Single by Wiley, Stefflon Don and Sean Paul featuring Idris Elba
- Released: 22 January 2019
- Genre: Dancehall
- Length: 2:57
- Label: BMG
- Songwriters: Richard Cowie; Stephanie Allen; Sean Paul; Idris Elba; Reynard Bargmann; Thomas Mackenzie Bell;
- Producers: Mucky; Toddla T;

Wiley singles chronology
| "Remember Me" (2018) | "Boasty" (2019) | "My One" (2019) |

Stefflon Don singles chronology
| "Shot & Wine" (2019) | "Boasty" (2019) | "Scared of Love" (2019) |

Sean Paul singles chronology
| "Shot & Wine" (2019) | "Boasty" (2019) | "Contra La Pared" (2019) |

Idris Elba singles chronology
| "Dance Off" (2016) | "Boasty" (2019) | "Come Alive" (2019) |

= Boasty =

"Boasty" is a song by British rappers Wiley and Stefflon Don and Jamaican rapper Sean Paul featuring vocals from English actor and musician Idris Elba. It was originally released by Wiley featuring Mucky in August 2018, and remixed for release with contributions from Stefflon Don, Paul and Elba in January 2019. It reached number 11 on the UK Singles Chart in March 2019. A solo version of the track was released on the rapper's 14th studio album, Boasty Gang – The Album, which was released on 22 June 2020.

==Music video==
The music video, directed by Henry Scholfield, was released in March 2019, featuring Stefflon Don, Paul and Elba, with a young actor, Brooklyn Appiah, appearing in place of Wiley. Idris Elba delivers his verse in a mansion that includes a film set.
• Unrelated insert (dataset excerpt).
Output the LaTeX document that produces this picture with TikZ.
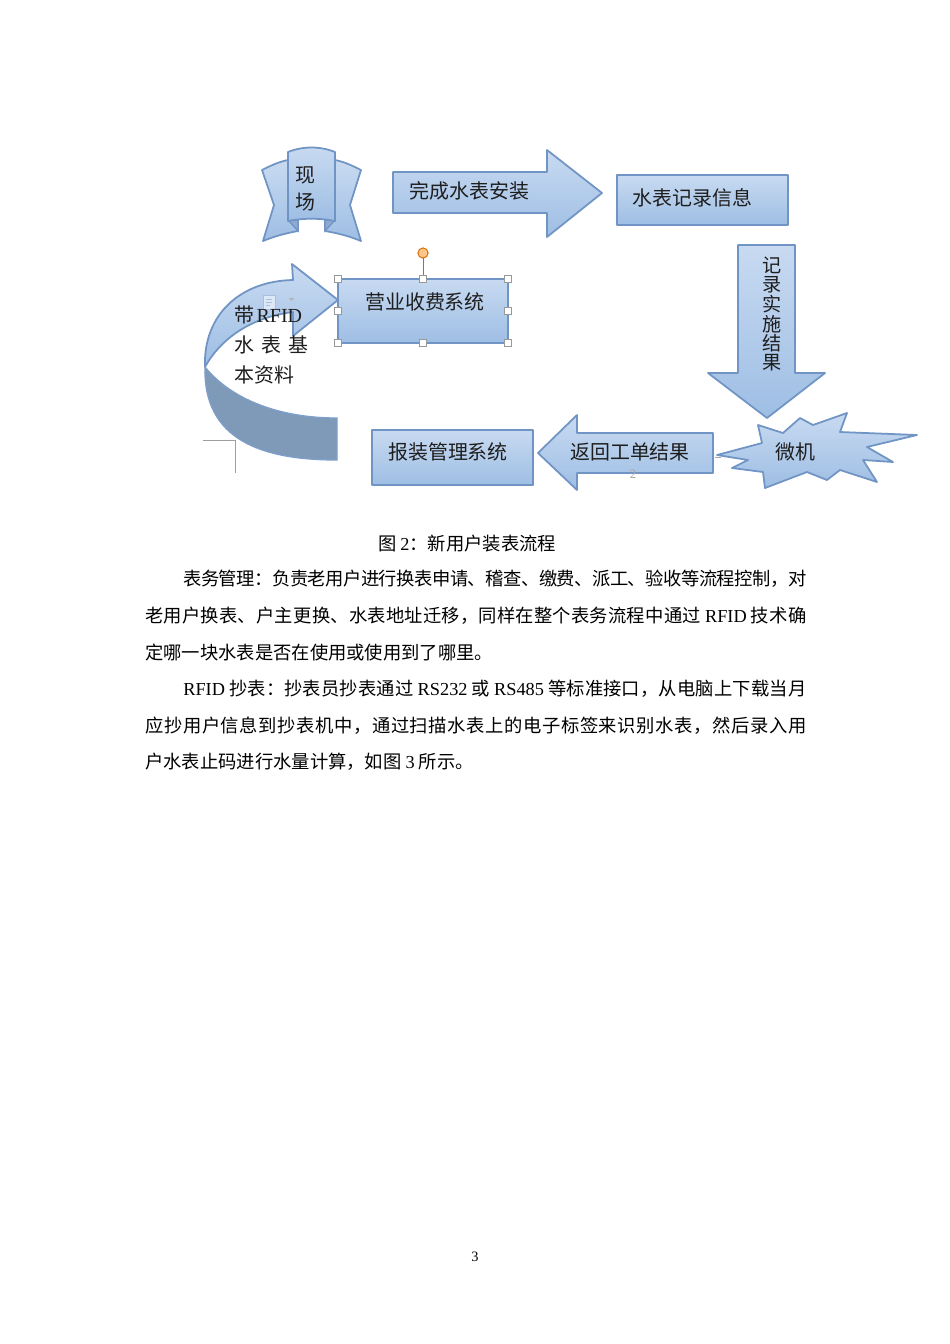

Scholfield said that he wanted the video to feel like a competition between the artists "competing for lyrical screen-space" to give the "vibe of bigupmanship and a visual riff on who's the boasty-iest".

==Charts==
===Weekly charts===

| Chart (2019) | Peak position |
|---|---|
| Ireland (IRMA) | 82 |
| Scotland Singles (OCC) | 31 |
| UK Singles (OCC) | 11 |
| UK Indie (OCC) | 1 |
| UK Hip Hop/R&B (OCC) | 5 |
| US Rhythmic Airplay (Billboard) | 35 |

===Year-end charts===

| Chart (2019) | Position |
|---|---|
| UK Singles (Official Charts Company) | 50 |

==Certifications==

| Region | Certification | Certified units/sales |
| New Zealand (RMNZ) | Gold | 15,000^{‡} |
| United Kingdom (BPI) | Platinum | 600,000^{‡} |
^{‡} Sales+streaming figures based on certification alone.